The greatest discoveries often expose how much remains unknown rather than confirming what is already believed.
1521
Battle of Mactan
In the Philippines, Magellan's role shifted from navigator to would-be power broker. He formed an alliance with the ruler of Cebu and tried to use military force and Christian conversion to extend Spanish influence among neighboring communities. On Mactan, he faced Lapulapu, a local leader who refused submission. Magellan's force was too small, the terrain and tide worked against him, and European weapons did not produce the easy dominance he expected. He was killed on 27 April 1521. The death complicates his biography. Magellan's achievement as a navigator was extraordinary, but his final decision shows the lethal arrogance that often accompanied European expansion. He survived oceanic uncertainty only to fall in a political conflict he did not understand well enough.

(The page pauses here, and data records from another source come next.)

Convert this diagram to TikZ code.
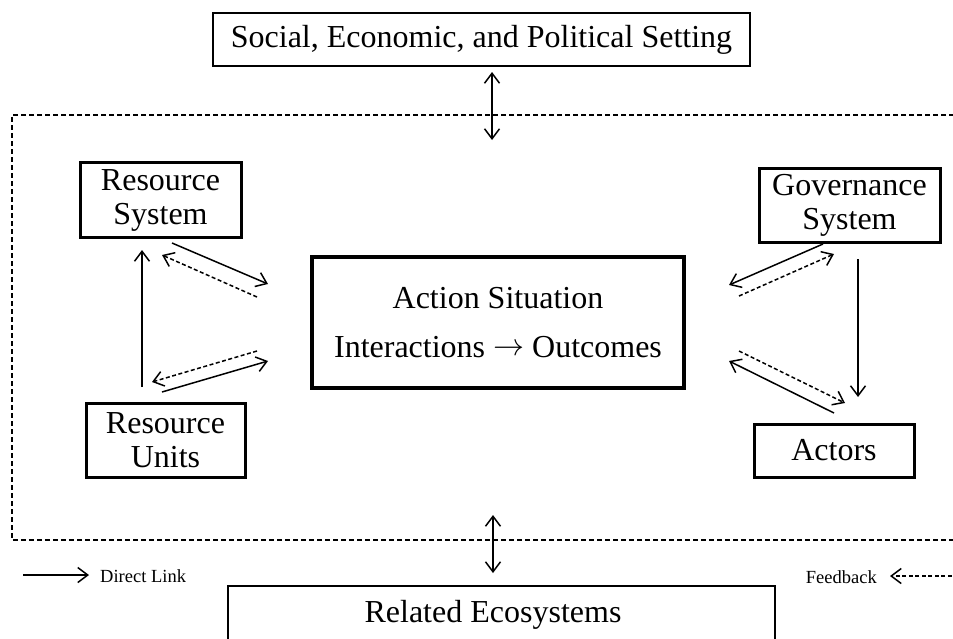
\documentclass[tikz,border=0pt]{standalone}
\usepackage{fontspec}
\usepackage{graphicx}
\setmainfont{Liberation Serif}
\usetikzlibrary{arrows.meta}
\newcommand{\bigrarrow}{\raisebox{1.5pt}{\scalebox{3.1}{\normalsize\(\rightarrow\)}}}
\begin{document}
\begin{tikzpicture}[x=1pt,y=-1pt,
  bigtext/.style={font=\fontsize{32}{34}\selectfont},
  thickbox/.style={draw,line width=3pt,align=center,inner sep=0pt,bigtext},
  thinbox/.style={draw,line width=1.5pt,align=center,inner sep=0pt,bigtext},
  barb/.tip={Straight Barb[length=10pt,width=15pt,line width=1.5pt]},
  direct/.style={line width=1.5pt,-barb},
  bothway/.style={line width=1.5pt,barb-barb},
  feedback/.style={line width=1.5pt,dash pattern=on 4pt off 2.5pt,-barb},
  legendtext/.style={font=\fontsize{18.5}{20}\selectfont,inner sep=0pt}
]
\useasboundingbox (0,0) rectangle (953,638);

% outer dashed frame
\coordinate (fr1) at (970,115);
\coordinate (fr2) at (12,115);
\coordinate (fr3) at (12,540);
\coordinate (fr4) at (970,540);
\draw[line width=1.3pt,dash pattern=on 5pt off 3pt] (fr1) -- (fr2) -- (fr3) -- (fr4);

% boxes
\node[thinbox,minimum width=537pt,minimum height=53pt] (setting) at (481.5,39.5) {Social, Economic, and Political Setting};
\node[thickbox,minimum width=161pt,minimum height=75pt] (RS) at (160.5,200) {Resource\\System};
\node[thickbox,minimum width=159pt,minimum height=74pt] (RU) at (165.5,440) {Resource\\Units};
\node[thickbox,line width=3.5pt,minimum width=372pt,minimum height=131pt,font=\fontsize{32}{49}\selectfont] (AS) at (498,322.5) {Action Situation\\Interactions \bigrarrow{} Outcomes};
\node[thickbox,minimum width=181pt,minimum height=74pt] (GS) at (849.5,205) {Governance\\System};
\node[thickbox,minimum width=160pt,minimum height=53pt] (AC) at (834,450.5) {Actors};
\node[thinbox,minimum width=547pt,minimum height=70pt,anchor=north] (RE) at (501.5,585) {};
\node[bigtext,inner sep=0pt] (REtext) at (493,615) {Related Ecosystems};

% vertical double arrows
\coordinate (t1) at (492,72);
\coordinate (t2) at (492,140);
\draw[bothway] (t1) -- (t2);
\coordinate (b1) at (493,515);
\coordinate (b2) at (493,573);
\draw[bothway] (b1) -- (b2);

% resource units -> resource system
\coordinate (ru1) at (142,387);
\coordinate (rs1) at (142,250);
\draw[direct] (ru1) -- (rs1);

% RS <-> AS
\coordinate (rsA) at (172,243);
\coordinate (asA) at (268,284);
\draw[direct] (rsA) -- (asA);
\coordinate (asB) at (257,297);
\coordinate (rsB) at (162,255);
\draw[feedback] (asB) -- (rsB);

% RU <-> AS
\coordinate (asC) at (257,351);
\coordinate (ruC) at (152,382);
\draw[feedback] (asC) -- (ruC);
\coordinate (ruD) at (162,392);
\coordinate (asD) at (268,361);
\draw[direct] (ruD) -- (asD);

% GS <-> AS
\coordinate (gsE) at (823,244);
\coordinate (asE) at (729,285);
\draw[direct] (gsE) -- (asE);
\coordinate (asF) at (739,296);
\coordinate (gsF) at (834,254);
\draw[feedback] (asF) -- (gsF);

% GS -> Actors
\coordinate (gsG) at (858,259);
\coordinate (acG) at (858,397);
\draw[direct] (gsG) -- (acG);

% Actors <-> AS
\coordinate (asH) at (739,351);
\coordinate (acH) at (845,403);
\draw[feedback] (asH) -- (acH);
\coordinate (acI) at (834,413);
\coordinate (asI) at (729,361);
\draw[direct] (acI) -- (asI);

% legend
\coordinate (l1) at (23,575);
\coordinate (l2) at (89,575);
\draw[direct] (l1) -- (l2);
\node[legendtext,anchor=west] (dl) at (100,576) {Direct Link};
\node[legendtext,anchor=east] (fb) at (877,577) {Feedback};
\coordinate (f1) at (958,576);
\coordinate (f2) at (890,576);
\draw[feedback] (f1) -- (f2);
\end{tikzpicture}
\end{document}
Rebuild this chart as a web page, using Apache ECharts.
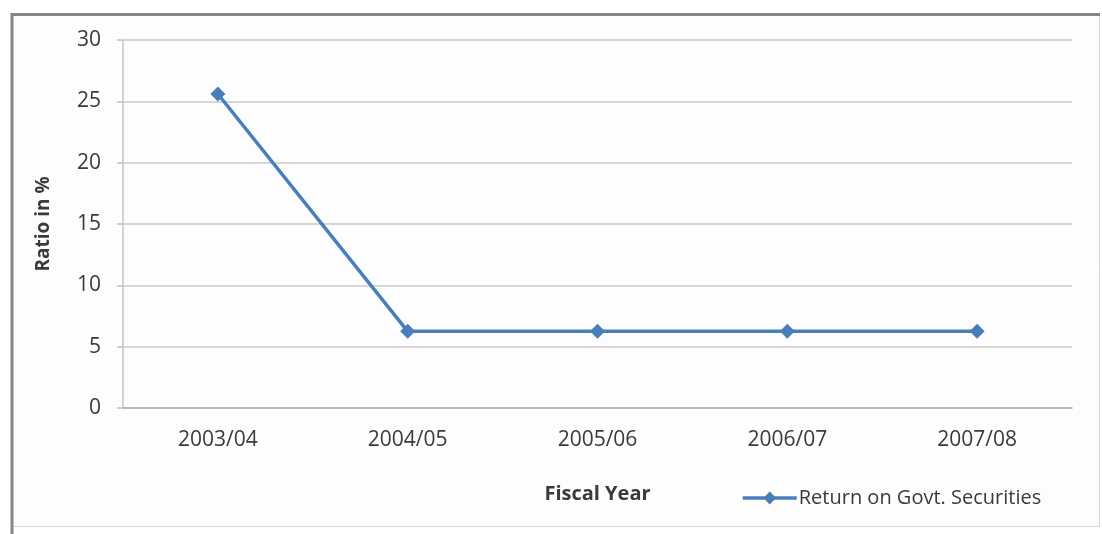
<!DOCTYPE html>
<html>
<head>
<meta charset="utf-8">
<title>Return on Govt. Securities</title>
<script src="https://cdn.jsdelivr.net/npm/echarts@6/dist/echarts.min.js"></script>
<style>
  html, body { margin: 0; padding: 0; background: #ffffff; }
  #chart { width: 1102px; height: 534px; }
</style>
</head>
<body>
<div id="chart"></div>
<script>
// Fiscal years on the category axis
const fiscalYears = ['2003/04', '2004/05', '2005/06', '2006/07', '2007/08'];
// Return on government securities, ratio in %
const returnOnGovtSecurities = [25.6, 6.25, 6.25, 6.25, 6.25];
// Value axis ticks
const yTicks = [0, 5, 10, 15, 20, 25, 30];

const textColor = '#3a3a3a';
const lineColor = '#4a7ebb';
const fontFamily = '"Open Sans", "Noto Sans", sans-serif';

const chart = echarts.init(document.getElementById('chart'), null, { renderer: 'canvas' });

chart.setOption({
  animation: false,
  backgroundColor: '#ffffff',
  textStyle: { fontFamily: fontFamily, color: textColor },
  graphic: [
    // chart frame: light outline with darker top and left edges
    {
      type: 'rect', z: -10,
      shape: { x: 12.5, y: 14.5, width: 1087, height: 512 },
      style: { fill: '#fdfdfd', stroke: '#d4d4d4', lineWidth: 1 }
    },
    {
      type: 'polyline', z: -9,
      shape: { points: [[12, 534], [12, 14.5], [1100, 14.5]] },
      style: { fill: null, stroke: '#858585', lineWidth: 3 }
    }
  ],
  grid: {
    left: 123,
    right: 30,
    top: 40,
    bottom: 126,
    containLabel: false
  },
  legend: {
    left: 736,
    top: 483,
    itemWidth: 54,
    itemHeight: 16,
    itemGap: 10,
    lineStyle: { width: 3.5 },
    textStyle: { fontSize: 20, color: textColor, fontFamily: fontFamily, padding: [0, 0, 0, -3] },
    data: ['Return on Govt. Securities']
  },
  xAxis: {
    type: 'category',
    data: fiscalYears,
    boundaryGap: true,
    name: 'Fiscal Year',
    nameLocation: 'middle',
    nameGap: 76,
    nameTextStyle: { fontSize: 20, fontWeight: 'bold', color: textColor, fontFamily: fontFamily },
    axisLine: { show: true, lineStyle: { color: '#b0b0b0', width: 1.5 } },
    axisTick: { show: false },
    axisLabel: { fontSize: 21, color: textColor, margin: 22, fontFamily: fontFamily },
    splitLine: { show: false }
  },
  yAxis: {
    type: 'value',
    min: yTicks[0],
    max: yTicks[yTicks.length - 1],
    interval: yTicks[1] - yTicks[0],
    name: 'Ratio in %',
    nameLocation: 'middle',
    nameGap: 70,
    nameRotate: 90,
    nameTextStyle: { fontSize: 19, fontWeight: 'bold', color: textColor, fontFamily: fontFamily },
    axisLine: { show: true, lineStyle: { color: '#c4c4c4', width: 1.5 } },
    axisTick: { show: true, length: 6, lineStyle: { color: '#c4c4c4', width: 1.5 } },
    axisLabel: { fontSize: 21, color: textColor, margin: 22, fontFamily: fontFamily },
    splitLine: { show: true, lineStyle: { color: '#c8c8c8', width: 1.5 } }
  },
  series: [
    {
      name: 'Return on Govt. Securities',
      type: 'line',
      data: returnOnGovtSecurities,
      symbol: 'diamond',
      symbolSize: 15,
      lineStyle: { color: lineColor, width: 3.5 },
      itemStyle: { color: lineColor },
      label: { show: false }
    }
  ]
});
</script>
</body>
</html>
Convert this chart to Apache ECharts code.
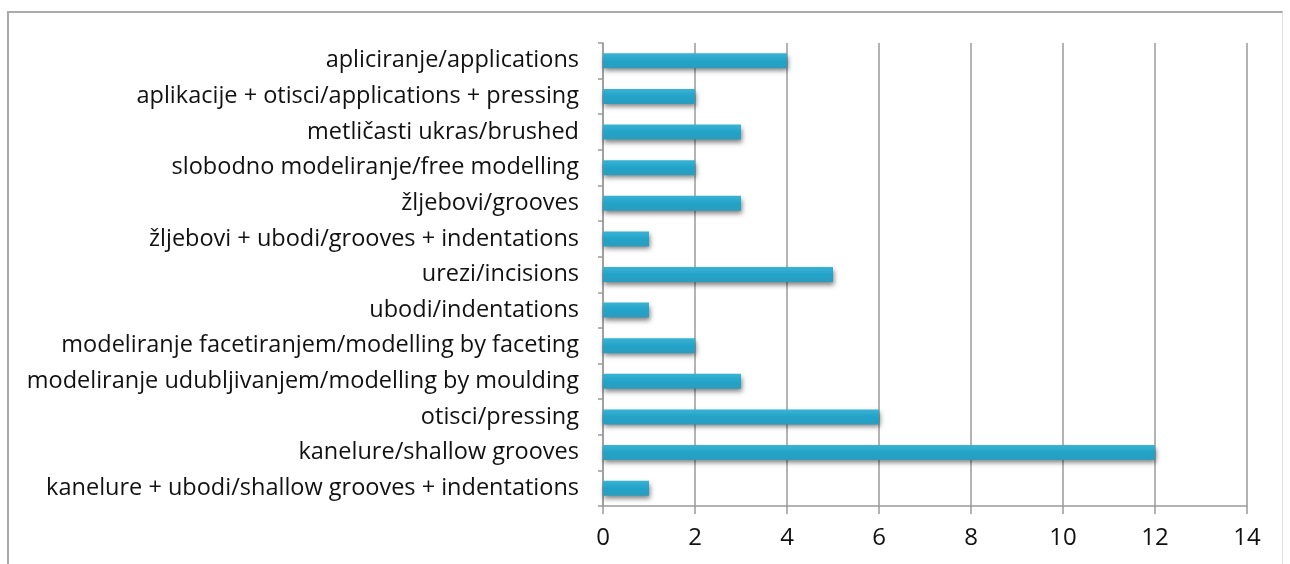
<!DOCTYPE html>
<html><head><meta charset="utf-8">
<script src="https://cdn.jsdelivr.net/npm/echarts@6/dist/echarts.min.js"></script>
<style>html,body{margin:0;padding:0;background:#fff}#c{width:1290px;height:564px}
#f{position:absolute;left:7px;top:11px;width:1276px;height:560px;border-left:2px solid #aaa;border-top:2px solid #aaa;border-right:1px solid #e4e4e4;box-sizing:border-box;pointer-events:none}</style>
</head><body><div id="c"></div><div id="f"></div>
<script>
const categories = [
  "apliciranje/applications",
  "aplikacije + otisci/applications + pressing",
  "metličasti ukras/brushed",
  "slobodno modeliranje/free modelling",
  "žljebovi/grooves",
  "žljebovi + ubodi/grooves + indentations",
  "urezi/incisions",
  "ubodi/indentations",
  "modeliranje facetiranjem/modelling by faceting",
  "modeliranje udubljivanjem/modelling by moulding",
  "otisci/pressing",
  "kanelure/shallow grooves",
  "kanelure + ubodi/shallow grooves + indentations"
];
const values = [4, 2, 3, 2, 3, 1, 5, 1, 2, 3, 6, 12, 1];
const xTicks = [0, 2, 4, 6, 8, 10, 12, 14];

const chart = echarts.init(document.getElementById('c'));
chart.setOption({
  animation: false,
  grid: {left: 603, right: 43, top: 43, bottom: 58, containLabel: false},
  xAxis: {
    type: 'value', min: xTicks[0], max: xTicks[xTicks.length-1], interval: 2,
    axisLine: {show: true, lineStyle: {color: '#9a9a9a', width: 1.5}},
    axisTick: {show: true, length: 8, lineStyle: {color: '#9a9a9a', width: 1.5}},
    axisLabel: {fontFamily: 'Open Sans', fontSize: 24, color: '#111', margin: 20},
    splitLine: {show: true, lineStyle: {color: '#9a9a9a', width: 1.5}}
  },
  yAxis: {
    type: 'category', data: categories, inverse: true,
    axisLine: {show: true, lineStyle: {color: '#9a9a9a', width: 1.5}},
    axisTick: {show: true, length: 5, lineStyle: {color: '#9a9a9a', width: 1.5}},
    axisLabel: {fontFamily: 'Open Sans', fontSize: 23.5, color: '#111', margin: 24}
  },
  series: [{
    type: 'bar', data: values, barWidth: 15,
    itemStyle: {
      color: new echarts.graphic.LinearGradient(0,0,0,1,[
        {offset:0,color:'#3ab3d4'},{offset:0.5,color:'#22a3c8'},{offset:1,color:'#2a9dbf'}]),
      shadowColor: 'rgba(0,0,0,0.5)', shadowBlur: 5, shadowOffsetY: 3, shadowOffsetX: 1
    }
  }]
});
</script></body></html>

Exploration can shift quickly from discovery to danger when it entangles with local power struggles.
1522
Circumnavigation Legacy
After Magellan's death, the expedition nearly collapsed. Command passed through other hands, ships were abandoned or lost, and the survivors had to choose between capture, starvation, and the long road home. Juan Sebastian Elcano ultimately brought the Victoria back to Spain in September 1522 with only a small remnant of the original crew. That return completed the first circumnavigation of Earth. Magellan deserves credit for conceiving, commanding, and driving the expedition through its decisive breakthroughs: the South American strait and the Pacific crossing. Elcano deserves credit for finishing what Magellan could not. The legacy belongs to both achievement and cost. The voyage transformed European geography, strengthened imperial competition, and revealed the connectedness of the world's oceans. It also foreshadowed the violence, coercion, and cultural disruption that would follow expanding European maritime power.
A legacy can be defined not by finishing a journey, but by making it possible for others to complete.